Side A runs hot. "Spray Paint," the 131-BPM opener, clocks in at over six minutes, giving you the runway to bring it in properly. That tempo sits at the high end of what reads as house and the low end of what reads as techno, which is exactly the grey zone Hunt has occupied since his teenage years under Ron Hardy at The Music Box. His documented production approach is 909-heavy, and at 131 BPM the kick lands with more insistence than swing, pushing the groove forward rather than rocking it sideways. Anything arriving from 128-130 BPM will sit cleanly against it. For pairing: Cari Lekebusch (a documented Hunt collaborator) or the harder side of Robert Hood's Floorplan catalog bracket it naturally.

"Madd Kapp" at 129 BPM is the A2 companion, two BPM of relief that registers as a gear shift without requiring a pitch correction. If "Spray Paint" opens the sequence, "Madd Kapp" commits to it. The A-side as a two-track block sits well in any minimal or deep techno set running 128-132 BPM, and the length of each cut means you're not scrambling for a quick exit.

The B-side drops the template. "MS. Mikaya In Place Of" at 121 BPM is a ten-beat-per-minute descent from the A-side peak, landing squarely at classic Chicago house tempo, the pace Ron Hardy ran at The Music Box in the early 1980s. Functionally, it recalibrates the room. Use it as a pivot after a harder stretch, or as a bridge into deeper, more atmospheric material. The Chain Reaction catalog or the quieter side of Plastikman's early work sits on the same horizontal plane.

"Somebody Shake It," the B2 closer at 125 BPM, is the release valve: up four BPM from the B1, and the title signals exactly what it's built to do. It restores motor function after the depth of "MS. Mikaya In Place Of" without abandoning the restraint. At mid-tempo house territory, it's also the track that earns the record's "Chicago" tag most explicitly.

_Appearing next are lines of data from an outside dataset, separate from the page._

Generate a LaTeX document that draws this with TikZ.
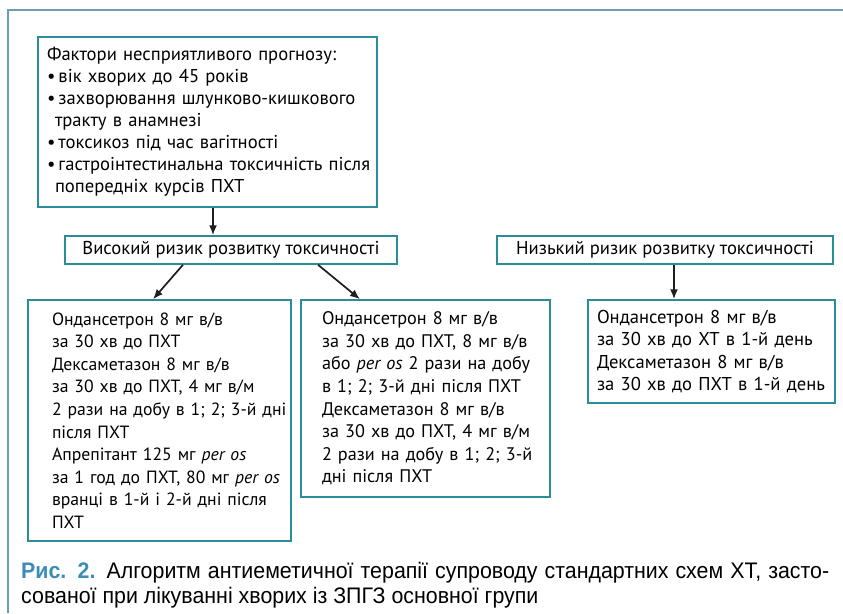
\documentclass[tikz,border=0pt]{standalone}
\usepackage{fontspec}
\usepackage{tikz}
\usetikzlibrary{shapes, arrows, arrows.meta}
\newfontfamily\boxfont{PT Sans}
\newfontfamily\capfont[FakeStretch=0.95]{Liberation Sans}
\definecolor{boxteal}{HTML}{2A8D9C}
\definecolor{frameblue}{HTML}{6E9DB8}
\definecolor{capblue}{HTML}{3A8DB6}
\definecolor{arrowgray}{HTML}{1E1E1E}
\tikzstyle{factor} = [rectangle, draw=boxteal, line width=1.5pt, inner sep=0pt, align=left, font=\boxfont\fontsize{18.6}{22}\selectfont]
\tikzstyle{risk} = [rectangle, draw=boxteal, line width=1.5pt, inner sep=0pt, minimum height=28pt, font=\boxfont\fontsize{18.6}{20}\selectfont]
\tikzstyle{scheme} = [rectangle, draw=boxteal, line width=1.5pt, inner sep=0pt, align=left, font=\boxfont\fontsize{18.6}{22.6}\selectfont]
\tikzstyle{indent} = [execute at begin node={\setlength{\leftskip}{#1}\setlength{\rightskip}{-40pt plus 1fil}}]
\tikzstyle{line} = [draw=arrowgray, line width=1.7pt, -{Latex[length=10pt, width=8pt]}]

\begin{document}
\begin{tikzpicture}[x=1pt, y=1pt, node distance=128pt]
  \useasboundingbox (0,0) rectangle (843,-613);
  %% frame
  \draw [frameblue, line width=1.6pt] (8,-613) -- (8,-10) -- (843,-10);
  %% nodes
  % unfavourable factors
  \node [factor, text width=339pt, minimum height=170pt, indent=9pt] (factors) at (207.5,-122) {Фактори несприятливого прогнозу:\\
    \textbullet\,вік хворих до 45 років\\
    \textbullet\,захворювання шлунково-кишкового\\
    \hspace*{8pt}тракту в анамнезі\\
    \textbullet\,токсикоз під час вагітності\\
    \textbullet\,гастроінтестинальна токсичність після\\
    \hspace*{8pt}попередніх курсів ПХТ};
  % risk levels
  \node [risk, minimum width=332pt, below of=factors, xshift=23.5pt] (high) {Високий ризик розвитку токсичності};
  \node [risk, minimum width=336pt, right of=high, node distance=434pt] (low) {Низький ризик розвитку токсичності};
  % antiemetic schemes
  \node [scheme, font=\boxfont\fontsize{17.7}{22.6}\selectfont, text width=263pt, minimum height=241pt, indent=24pt, below of=high, node distance=170.5pt, xshift=-71.5pt] (scheme01) {Ондансетрон 8 мг в/в\\
    за 30 хв до ПХТ\\
    Дексаметазон 8 мг в/в\\
    за 30 хв до ПХТ, 4 мг в/м\\
    2 рази на добу в 1; 2; 3-й дні\\
    після ПХТ\\
    Апрепітант 125 мг \textit{per os}\\
    за 1 год до ПХТ, 80 мг \textit{per os}\\
    вранці в 1-й і 2-й дні після\\
    ПХТ};
  \node [scheme, font=\boxfont\fontsize{18.2}{22.6}\selectfont, text width=249pt, minimum height=197pt, indent=21pt, below of=high, node distance=148.5pt, xshift=194.5pt] (scheme02) {Ондансетрон 8 мг в/в\\
    за 30 хв до ПХТ, 8 мг в/в\\
    або \textit{per os} 2 рази на добу\\
    в 1; 2; 3-й дні після ПХТ\\
    Дексаметазон 8 мг в/в\\
    за 30 хв до ПХТ, 4 мг в/м\\
    2 рази на добу в 1; 2; 3-й\\
    дні після ПХТ};
  \node [scheme, text width=247pt, minimum height=103pt, indent=9pt, below of=low, node distance=101.5pt, xshift=46.5pt] (scheme03) {Ондансетрон 8 мг в/в\\
    за 30 хв до ХТ в 1-й день\\
    Дексаметазон 8 мг в/в\\
    за 30 хв до ПХТ в 1-й день};
  % caption
  \node [anchor=north west, inner sep=0pt, text width=808pt, align=justify, font=\capfont\fontsize{22.5}{25}\selectfont] (caption) at (21,-562) {\textcolor{capblue}{\textbf{Рис. 2.}} Алгоритм антиеметичної терапії супроводу стандартних схем ХТ, засто-\linebreak сованої при лікуванні хворих із ЗПГЗ основної групи};
  %% edges
  \path [line] ([xshift=5.5pt]factors.south) -- ([xshift=5.5pt]factors.south |- high.north);
  \path [line] ([xshift=-48pt]high.south) -- ([xshift=-6.5pt]scheme01.north);
  \path [line] ([xshift=87pt]high.south) -- ([xshift=-65.5pt]scheme02.north);
  \path [line] ([xshift=9pt]low.south) -- ([xshift=9pt]low.south |- scheme03.north);
\end{tikzpicture}
\end{document}
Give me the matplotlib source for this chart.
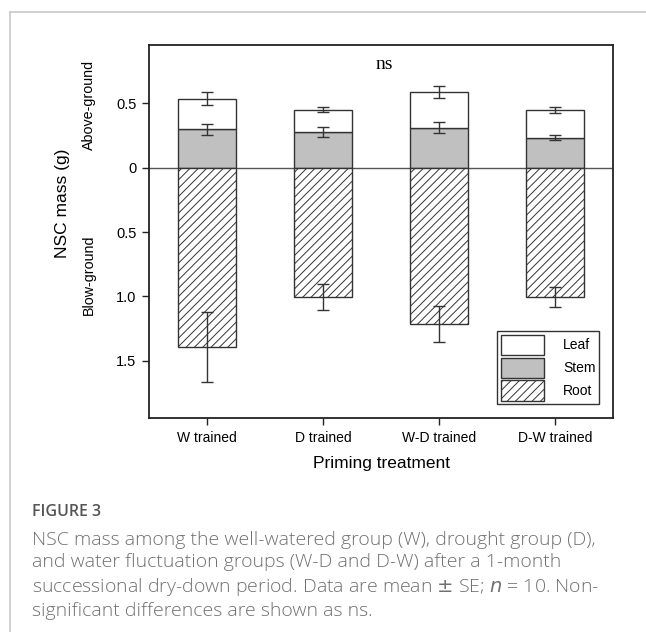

What makes HM036 a reliable DJ tool is the internal architecture. Side A at 129-131 provides a two-track techno-leaning block for peak time. Side B at 121-125 traces the controlled descent, still holding the floor but cooling the room by degrees. That 10-BPM span across the 12-inch is structural design, not coincidence.

Hunt came up playing 909-based acid tracks alongside disco and house at the Hyatt Park Athletic Club, under Ron Hardy's mentorship, in rooms where tempo and texture were programming decisions rather than genre markers. His debut EP "Living in a Land," co-produced by Armando Gallop on Housetime Records, came out of the same Chicago orbit as Trax Records. HM036 arrives on an Italian imprint distributed out of Frankfurt, but the mechanics that make it mix-ready trace straight back to that source. Forty years of room-reading is audible in the sequencing alone.